▶ GIVEN EXERCISE
Please retype the data in full and exactly; the pictures are not part of the copy.

▶ SUPPLIED INFORMATION
------------------------------
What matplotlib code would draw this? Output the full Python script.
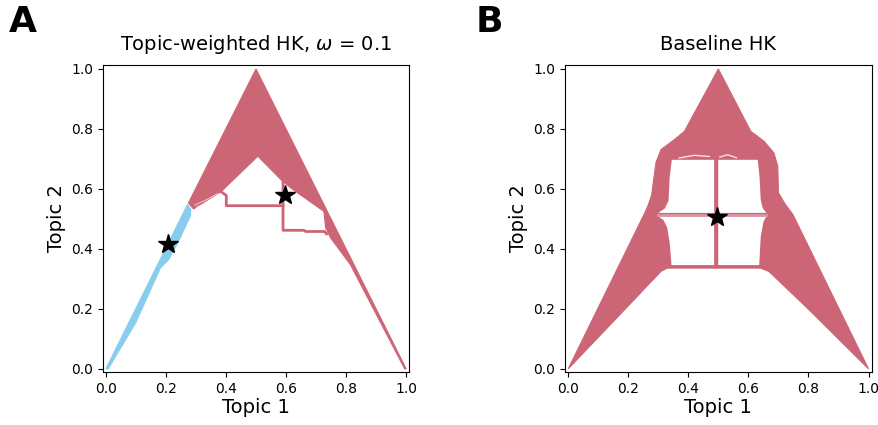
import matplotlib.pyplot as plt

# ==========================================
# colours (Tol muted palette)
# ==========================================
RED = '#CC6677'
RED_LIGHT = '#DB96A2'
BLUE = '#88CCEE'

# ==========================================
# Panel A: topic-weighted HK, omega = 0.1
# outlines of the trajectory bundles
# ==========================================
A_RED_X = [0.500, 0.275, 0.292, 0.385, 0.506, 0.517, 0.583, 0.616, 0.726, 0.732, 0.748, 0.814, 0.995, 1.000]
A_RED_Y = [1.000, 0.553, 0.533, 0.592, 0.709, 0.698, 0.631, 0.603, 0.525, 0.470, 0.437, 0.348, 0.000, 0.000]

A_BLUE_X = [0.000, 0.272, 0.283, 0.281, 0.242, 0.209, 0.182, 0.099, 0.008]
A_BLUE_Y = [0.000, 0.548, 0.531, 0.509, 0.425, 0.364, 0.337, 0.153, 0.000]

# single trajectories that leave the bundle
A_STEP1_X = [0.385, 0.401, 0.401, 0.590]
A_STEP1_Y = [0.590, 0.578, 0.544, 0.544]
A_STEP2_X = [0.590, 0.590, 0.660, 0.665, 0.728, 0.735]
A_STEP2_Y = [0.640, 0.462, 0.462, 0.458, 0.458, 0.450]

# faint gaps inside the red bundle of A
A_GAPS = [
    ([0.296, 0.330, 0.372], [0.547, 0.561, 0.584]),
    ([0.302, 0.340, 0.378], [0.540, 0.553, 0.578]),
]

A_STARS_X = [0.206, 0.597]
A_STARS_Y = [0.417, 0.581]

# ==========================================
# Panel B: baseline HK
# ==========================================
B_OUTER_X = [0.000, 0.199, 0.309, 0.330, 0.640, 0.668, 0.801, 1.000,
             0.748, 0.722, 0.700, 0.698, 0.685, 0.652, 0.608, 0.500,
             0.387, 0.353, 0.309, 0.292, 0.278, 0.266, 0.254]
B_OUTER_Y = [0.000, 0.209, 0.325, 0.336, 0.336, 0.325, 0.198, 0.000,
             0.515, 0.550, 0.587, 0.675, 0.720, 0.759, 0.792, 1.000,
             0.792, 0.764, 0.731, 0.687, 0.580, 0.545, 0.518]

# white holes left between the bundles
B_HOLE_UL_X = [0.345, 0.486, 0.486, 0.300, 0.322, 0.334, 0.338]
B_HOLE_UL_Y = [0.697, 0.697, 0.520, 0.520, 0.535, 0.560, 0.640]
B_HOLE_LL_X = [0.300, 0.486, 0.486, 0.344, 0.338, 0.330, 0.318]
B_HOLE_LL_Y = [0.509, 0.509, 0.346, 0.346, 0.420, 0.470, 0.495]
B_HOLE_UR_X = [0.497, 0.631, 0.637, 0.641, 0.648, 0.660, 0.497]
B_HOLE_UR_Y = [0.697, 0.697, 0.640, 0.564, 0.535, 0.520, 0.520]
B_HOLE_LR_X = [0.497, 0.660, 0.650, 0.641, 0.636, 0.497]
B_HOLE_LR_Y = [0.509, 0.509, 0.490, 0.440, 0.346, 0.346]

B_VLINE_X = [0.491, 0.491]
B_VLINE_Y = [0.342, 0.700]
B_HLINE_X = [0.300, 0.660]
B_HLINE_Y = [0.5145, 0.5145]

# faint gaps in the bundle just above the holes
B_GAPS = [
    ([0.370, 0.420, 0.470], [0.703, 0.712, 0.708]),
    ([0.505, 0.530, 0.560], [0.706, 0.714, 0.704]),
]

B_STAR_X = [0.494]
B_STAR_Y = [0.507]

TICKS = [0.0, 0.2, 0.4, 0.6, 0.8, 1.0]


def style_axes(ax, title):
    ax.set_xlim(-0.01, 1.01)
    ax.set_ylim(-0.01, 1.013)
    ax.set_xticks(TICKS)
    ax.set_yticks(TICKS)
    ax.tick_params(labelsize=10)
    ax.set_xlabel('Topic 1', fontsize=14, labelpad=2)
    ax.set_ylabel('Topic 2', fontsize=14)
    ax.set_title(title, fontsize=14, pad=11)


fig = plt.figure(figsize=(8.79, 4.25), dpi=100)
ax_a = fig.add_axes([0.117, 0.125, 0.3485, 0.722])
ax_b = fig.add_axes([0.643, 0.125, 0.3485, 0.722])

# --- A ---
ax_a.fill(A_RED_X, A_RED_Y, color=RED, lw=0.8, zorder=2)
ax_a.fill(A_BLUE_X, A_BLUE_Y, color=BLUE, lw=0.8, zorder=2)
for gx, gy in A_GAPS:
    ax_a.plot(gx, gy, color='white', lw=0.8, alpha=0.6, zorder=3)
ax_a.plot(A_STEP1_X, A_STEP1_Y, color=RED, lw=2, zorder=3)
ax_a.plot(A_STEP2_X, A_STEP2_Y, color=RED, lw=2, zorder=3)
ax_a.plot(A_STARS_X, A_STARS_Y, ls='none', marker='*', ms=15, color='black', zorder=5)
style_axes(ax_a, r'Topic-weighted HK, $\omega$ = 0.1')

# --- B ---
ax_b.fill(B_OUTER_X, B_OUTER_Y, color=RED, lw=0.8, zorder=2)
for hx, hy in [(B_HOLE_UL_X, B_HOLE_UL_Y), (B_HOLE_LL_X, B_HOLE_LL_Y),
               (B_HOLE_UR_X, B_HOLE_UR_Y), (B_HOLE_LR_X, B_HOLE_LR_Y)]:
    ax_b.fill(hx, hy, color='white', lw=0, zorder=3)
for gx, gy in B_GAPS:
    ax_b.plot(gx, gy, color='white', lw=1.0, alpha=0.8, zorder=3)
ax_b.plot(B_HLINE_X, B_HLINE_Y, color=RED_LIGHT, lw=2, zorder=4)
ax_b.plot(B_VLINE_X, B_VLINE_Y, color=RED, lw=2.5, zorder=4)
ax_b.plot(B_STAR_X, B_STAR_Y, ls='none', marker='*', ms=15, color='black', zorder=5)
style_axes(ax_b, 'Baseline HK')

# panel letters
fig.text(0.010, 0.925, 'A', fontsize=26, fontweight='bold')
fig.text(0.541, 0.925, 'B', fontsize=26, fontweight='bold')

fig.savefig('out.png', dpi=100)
------------------------------
▶ FINAL RESULT
What matplotlib code would draw this? Output the full Python script.
import matplotlib.pyplot as plt

# ==========================================
# colours (Tol muted palette)
# ==========================================
RED = '#CC6677'
RED_LIGHT = '#DB96A2'
BLUE = '#88CCEE'

# ==========================================
# Panel A: topic-weighted HK, omega = 0.1
# outlines of the trajectory bundles
# ==========================================
A_RED_X = [0.500, 0.275, 0.292, 0.385, 0.506, 0.517, 0.583, 0.616, 0.726, 0.732, 0.748, 0.814, 0.995, 1.000]
A_RED_Y = [1.000, 0.553, 0.533, 0.592, 0.709, 0.698, 0.631, 0.603, 0.525, 0.470, 0.437, 0.348, 0.000, 0.000]

A_BLUE_X = [0.000, 0.272, 0.283, 0.281, 0.242, 0.209, 0.182, 0.099, 0.008]
A_BLUE_Y = [0.000, 0.548, 0.531, 0.509, 0.425, 0.364, 0.337, 0.153, 0.000]

# single trajectories that leave the bundle
A_STEP1_X = [0.385, 0.401, 0.401, 0.590]
A_STEP1_Y = [0.590, 0.578, 0.544, 0.544]
A_STEP2_X = [0.590, 0.590, 0.660, 0.665, 0.728, 0.735]
A_STEP2_Y = [0.640, 0.462, 0.462, 0.458, 0.458, 0.450]

# faint gaps inside the red bundle of A
A_GAPS = [
    ([0.296, 0.330, 0.372], [0.547, 0.561, 0.584]),
    ([0.302, 0.340, 0.378], [0.540, 0.553, 0.578]),
]

A_STARS_X = [0.206, 0.597]
A_STARS_Y = [0.417, 0.581]

# ==========================================
# Panel B: baseline HK
# ==========================================
B_OUTER_X = [0.000, 0.199, 0.309, 0.330, 0.640, 0.668, 0.801, 1.000,
             0.748, 0.722, 0.700, 0.698, 0.685, 0.652, 0.608, 0.500,
             0.387, 0.353, 0.309, 0.292, 0.278, 0.266, 0.254]
B_OUTER_Y = [0.000, 0.209, 0.325, 0.336, 0.336, 0.325, 0.198, 0.000,
             0.515, 0.550, 0.587, 0.675, 0.720, 0.759, 0.792, 1.000,
             0.792, 0.764, 0.731, 0.687, 0.580, 0.545, 0.518]

# white holes left between the bundles
B_HOLE_UL_X = [0.345, 0.486, 0.486, 0.300, 0.322, 0.334, 0.338]
B_HOLE_UL_Y = [0.697, 0.697, 0.520, 0.520, 0.535, 0.560, 0.640]
B_HOLE_LL_X = [0.300, 0.486, 0.486, 0.344, 0.338, 0.330, 0.318]
B_HOLE_LL_Y = [0.509, 0.509, 0.346, 0.346, 0.420, 0.470, 0.495]
B_HOLE_UR_X = [0.497, 0.631, 0.637, 0.641, 0.648, 0.660, 0.497]
B_HOLE_UR_Y = [0.697, 0.697, 0.640, 0.564, 0.535, 0.520, 0.520]
B_HOLE_LR_X = [0.497, 0.660, 0.650, 0.641, 0.636, 0.497]
B_HOLE_LR_Y = [0.509, 0.509, 0.490, 0.440, 0.346, 0.346]

B_VLINE_X = [0.491, 0.491]
B_VLINE_Y = [0.342, 0.700]
B_HLINE_X = [0.300, 0.660]
B_HLINE_Y = [0.5145, 0.5145]

# faint gaps in the bundle just above the holes
B_GAPS = [
    ([0.370, 0.420, 0.470], [0.703, 0.712, 0.708]),
    ([0.505, 0.530, 0.560], [0.706, 0.714, 0.704]),
]

B_STAR_X = [0.494]
B_STAR_Y = [0.507]

TICKS = [0.0, 0.2, 0.4, 0.6, 0.8, 1.0]


def style_axes(ax, title):
    ax.set_xlim(-0.01, 1.01)
    ax.set_ylim(-0.01, 1.013)
    ax.set_xticks(TICKS)
    ax.set_yticks(TICKS)
    ax.tick_params(labelsize=10)
    ax.set_xlabel('Topic 1', fontsize=14, labelpad=2)
    ax.set_ylabel('Topic 2', fontsize=14)
    ax.set_title(title, fontsize=14, pad=11)


fig = plt.figure(figsize=(8.79, 4.25), dpi=100)
ax_a = fig.add_axes([0.117, 0.125, 0.3485, 0.722])
ax_b = fig.add_axes([0.643, 0.125, 0.3485, 0.722])

# --- A ---
ax_a.fill(A_RED_X, A_RED_Y, color=RED, lw=0.8, zorder=2)
ax_a.fill(A_BLUE_X, A_BLUE_Y, color=BLUE, lw=0.8, zorder=2)
for gx, gy in A_GAPS:
    ax_a.plot(gx, gy, color='white', lw=0.8, alpha=0.6, zorder=3)
ax_a.plot(A_STEP1_X, A_STEP1_Y, color=RED, lw=2, zorder=3)
ax_a.plot(A_STEP2_X, A_STEP2_Y, color=RED, lw=2, zorder=3)
ax_a.plot(A_STARS_X, A_STARS_Y, ls='none', marker='*', ms=15, color='black', zorder=5)
style_axes(ax_a, r'Topic-weighted HK, $\omega$ = 0.1')

# --- B ---
ax_b.fill(B_OUTER_X, B_OUTER_Y, color=RED, lw=0.8, zorder=2)
for hx, hy in [(B_HOLE_UL_X, B_HOLE_UL_Y), (B_HOLE_LL_X, B_HOLE_LL_Y),
               (B_HOLE_UR_X, B_HOLE_UR_Y), (B_HOLE_LR_X, B_HOLE_LR_Y)]:
    ax_b.fill(hx, hy, color='white', lw=0, zorder=3)
for gx, gy in B_GAPS:
    ax_b.plot(gx, gy, color='white', lw=1.0, alpha=0.8, zorder=3)
ax_b.plot(B_HLINE_X, B_HLINE_Y, color=RED_LIGHT, lw=2, zorder=4)
ax_b.plot(B_VLINE_X, B_VLINE_Y, color=RED, lw=2.5, zorder=4)
ax_b.plot(B_STAR_X, B_STAR_Y, ls='none', marker='*', ms=15, color='black', zorder=5)
style_axes(ax_b, 'Baseline HK')

# panel letters
fig.text(0.010, 0.925, 'A', fontsize=26, fontweight='bold')
fig.text(0.541, 0.925, 'B', fontsize=26, fontweight='bold')

fig.savefig('out.png', dpi=100)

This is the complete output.